これらの目標とそれに必要な才能、努力の方法や量を上手に計算して、それが合致していた場合にのみ結果が出るのです。
ただし、才能などを見極めるためにも努力はある程度必要
私は、世の中で成功している人は、
- たまたま自分の才能がある分野に出会えて
- たまたま自分にあった方法で
- たまたま努力が継続できた
からだと思っています。もちろん彼らの努力は想像を絶するものでしょうが、そこに至るまでのプロセスも含めて偶然の産物なのです。
もしイチローが野球に出会っていなかったら、今の彼ほどの活躍は無かったことでしょう(もしかしたらサッカーで結果を出しているかもしれませんが)。
では、どうやってそういった成功ルートを再現したらよいのでしょうか?
これは、もう単純に打席に立つ回数を増やすしかありません。特に才能なんてものはどこに埋もれているのか分からないので、数撃ちゃ当たると思って色々な体験に手を出すしかないのです。
もしかしたら料理の才能があるかもしれないし、将棋の才能があるかもしれないし、絵の才能があるかもしれない。

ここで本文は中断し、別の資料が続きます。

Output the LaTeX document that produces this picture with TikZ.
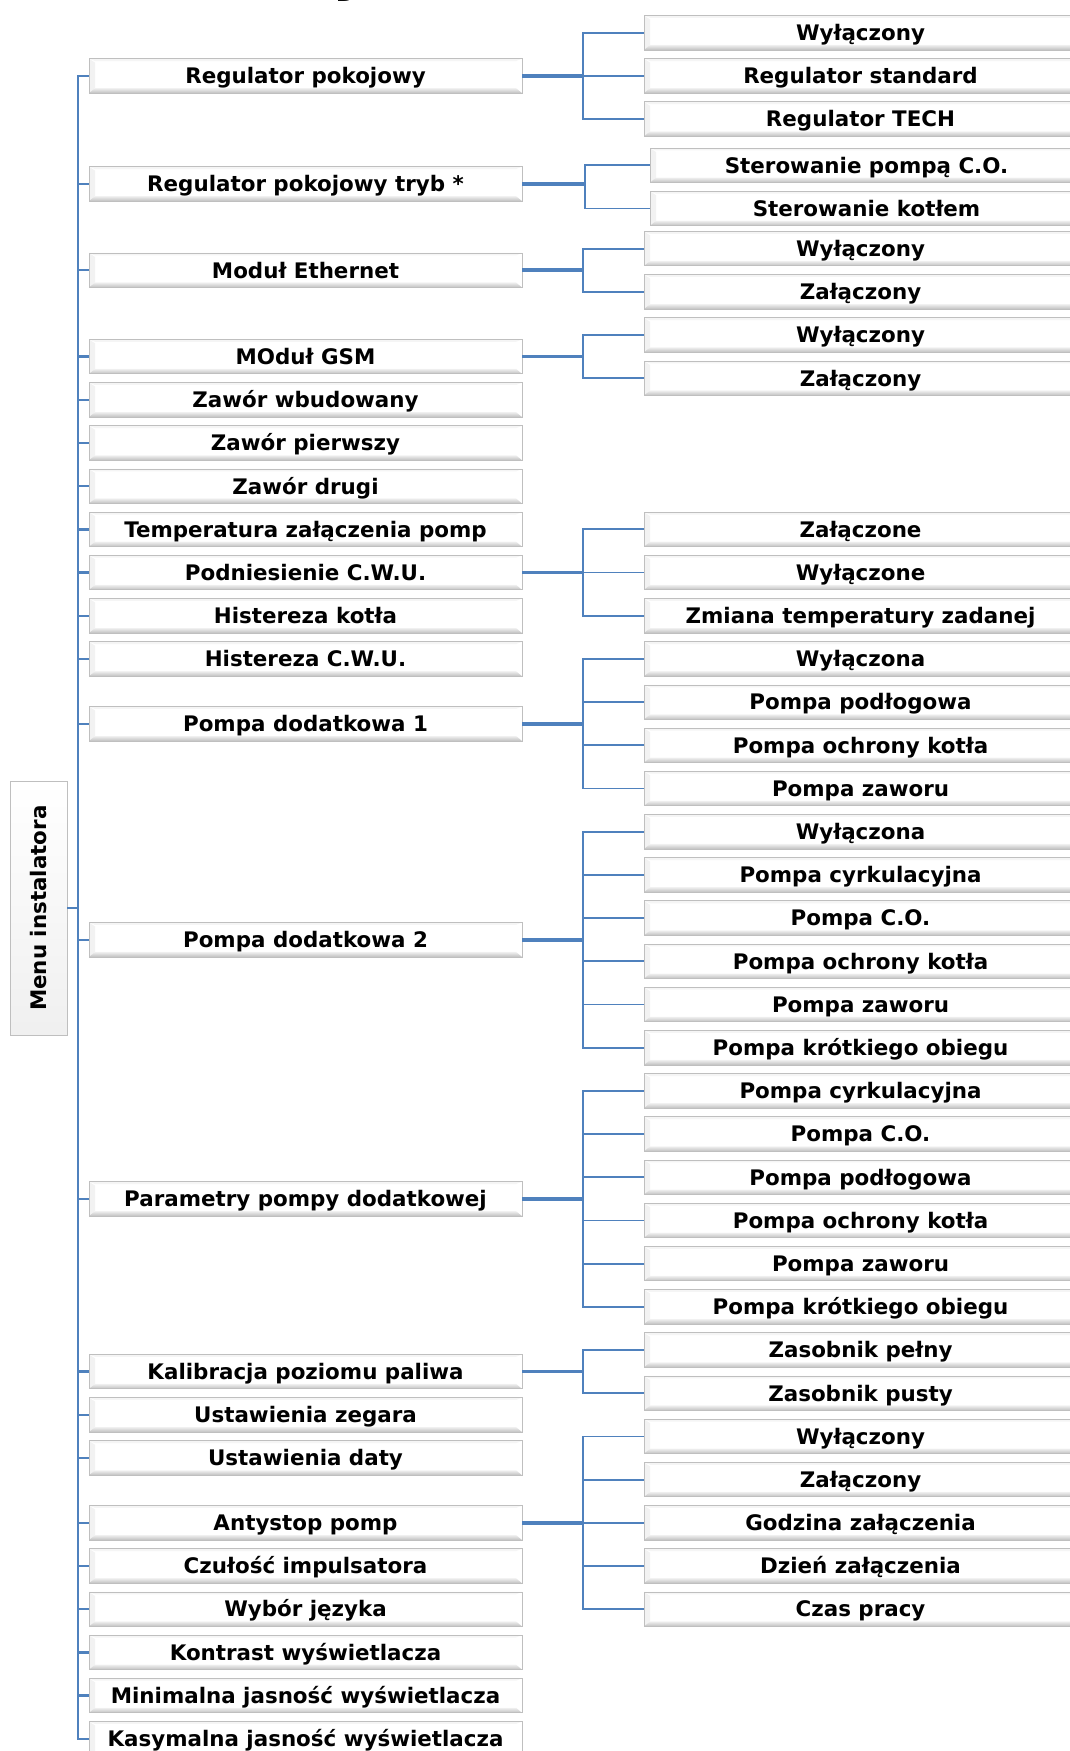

そして何か新しいことを始めようと思ったら、それをある程度やってみて、同時期に始めた同い年くらいの人を複数名観察し、それと比較してみましょう。そうすれば、自分がその分野に対してどれくらいの才能があるのかが分かります。
ですが、やってみたところで才能のある分野に出会えるとは限りません。出会えなかった場合は凡人として一生を終えることになります。人生は運ゲー要素がかなりあるんだなと考えると、世の中は残酷なものですね。